Retype the data below without altering anything.
═══ EXERCISE DATA ═══
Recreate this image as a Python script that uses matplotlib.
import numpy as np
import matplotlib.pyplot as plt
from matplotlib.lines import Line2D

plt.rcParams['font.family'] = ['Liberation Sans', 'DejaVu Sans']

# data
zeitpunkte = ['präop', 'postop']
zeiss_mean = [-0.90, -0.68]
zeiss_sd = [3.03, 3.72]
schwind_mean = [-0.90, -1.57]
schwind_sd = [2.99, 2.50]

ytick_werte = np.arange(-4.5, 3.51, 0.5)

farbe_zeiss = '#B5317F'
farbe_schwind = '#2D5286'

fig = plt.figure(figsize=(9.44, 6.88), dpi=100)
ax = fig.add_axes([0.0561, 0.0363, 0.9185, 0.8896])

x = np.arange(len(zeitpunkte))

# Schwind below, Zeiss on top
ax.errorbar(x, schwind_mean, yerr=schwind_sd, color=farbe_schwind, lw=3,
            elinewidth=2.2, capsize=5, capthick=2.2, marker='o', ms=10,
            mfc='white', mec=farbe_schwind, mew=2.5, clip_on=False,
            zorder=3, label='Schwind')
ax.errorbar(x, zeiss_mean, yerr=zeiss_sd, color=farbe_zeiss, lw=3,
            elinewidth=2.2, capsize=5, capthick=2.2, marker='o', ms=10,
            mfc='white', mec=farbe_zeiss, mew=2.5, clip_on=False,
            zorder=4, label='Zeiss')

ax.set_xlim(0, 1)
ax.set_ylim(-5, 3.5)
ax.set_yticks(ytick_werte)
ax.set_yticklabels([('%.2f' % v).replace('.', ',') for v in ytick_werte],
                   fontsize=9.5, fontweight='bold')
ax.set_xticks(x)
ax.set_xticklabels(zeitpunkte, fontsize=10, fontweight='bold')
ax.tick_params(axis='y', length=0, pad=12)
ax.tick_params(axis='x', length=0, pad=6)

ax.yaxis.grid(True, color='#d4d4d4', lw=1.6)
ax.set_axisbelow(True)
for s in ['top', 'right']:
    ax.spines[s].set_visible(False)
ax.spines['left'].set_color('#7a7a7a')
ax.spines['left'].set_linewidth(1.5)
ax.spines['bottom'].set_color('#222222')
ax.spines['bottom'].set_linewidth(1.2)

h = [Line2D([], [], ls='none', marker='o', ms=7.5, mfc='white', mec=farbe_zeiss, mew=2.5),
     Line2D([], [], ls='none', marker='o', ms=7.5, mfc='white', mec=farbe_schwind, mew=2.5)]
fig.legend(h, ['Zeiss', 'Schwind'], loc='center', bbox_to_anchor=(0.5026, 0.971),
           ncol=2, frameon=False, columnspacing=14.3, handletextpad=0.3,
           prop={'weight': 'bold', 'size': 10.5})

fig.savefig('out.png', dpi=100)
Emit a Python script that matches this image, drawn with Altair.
═══
ANSWER BELOW ::
Recreate this image as a Python script that uses matplotlib.
import numpy as np
import matplotlib.pyplot as plt
from matplotlib.lines import Line2D

plt.rcParams['font.family'] = ['Liberation Sans', 'DejaVu Sans']

# data
zeitpunkte = ['präop', 'postop']
zeiss_mean = [-0.90, -0.68]
zeiss_sd = [3.03, 3.72]
schwind_mean = [-0.90, -1.57]
schwind_sd = [2.99, 2.50]

ytick_werte = np.arange(-4.5, 3.51, 0.5)

farbe_zeiss = '#B5317F'
farbe_schwind = '#2D5286'

fig = plt.figure(figsize=(9.44, 6.88), dpi=100)
ax = fig.add_axes([0.0561, 0.0363, 0.9185, 0.8896])

x = np.arange(len(zeitpunkte))

# Schwind below, Zeiss on top
ax.errorbar(x, schwind_mean, yerr=schwind_sd, color=farbe_schwind, lw=3,
            elinewidth=2.2, capsize=5, capthick=2.2, marker='o', ms=10,
            mfc='white', mec=farbe_schwind, mew=2.5, clip_on=False,
            zorder=3, label='Schwind')
ax.errorbar(x, zeiss_mean, yerr=zeiss_sd, color=farbe_zeiss, lw=3,
            elinewidth=2.2, capsize=5, capthick=2.2, marker='o', ms=10,
            mfc='white', mec=farbe_zeiss, mew=2.5, clip_on=False,
            zorder=4, label='Zeiss')

ax.set_xlim(0, 1)
ax.set_ylim(-5, 3.5)
ax.set_yticks(ytick_werte)
ax.set_yticklabels([('%.2f' % v).replace('.', ',') for v in ytick_werte],
                   fontsize=9.5, fontweight='bold')
ax.set_xticks(x)
ax.set_xticklabels(zeitpunkte, fontsize=10, fontweight='bold')
ax.tick_params(axis='y', length=0, pad=12)
ax.tick_params(axis='x', length=0, pad=6)

ax.yaxis.grid(True, color='#d4d4d4', lw=1.6)
ax.set_axisbelow(True)
for s in ['top', 'right']:
    ax.spines[s].set_visible(False)
ax.spines['left'].set_color('#7a7a7a')
ax.spines['left'].set_linewidth(1.5)
ax.spines['bottom'].set_color('#222222')
ax.spines['bottom'].set_linewidth(1.2)

h = [Line2D([], [], ls='none', marker='o', ms=7.5, mfc='white', mec=farbe_zeiss, mew=2.5),
     Line2D([], [], ls='none', marker='o', ms=7.5, mfc='white', mec=farbe_schwind, mew=2.5)]
fig.legend(h, ['Zeiss', 'Schwind'], loc='center', bbox_to_anchor=(0.5026, 0.971),
           ncol=2, frameon=False, columnspacing=14.3, handletextpad=0.3,
           prop={'weight': 'bold', 'size': 10.5})

fig.savefig('out.png', dpi=100)
Emit a Python script that matches this image, drawn with Altair.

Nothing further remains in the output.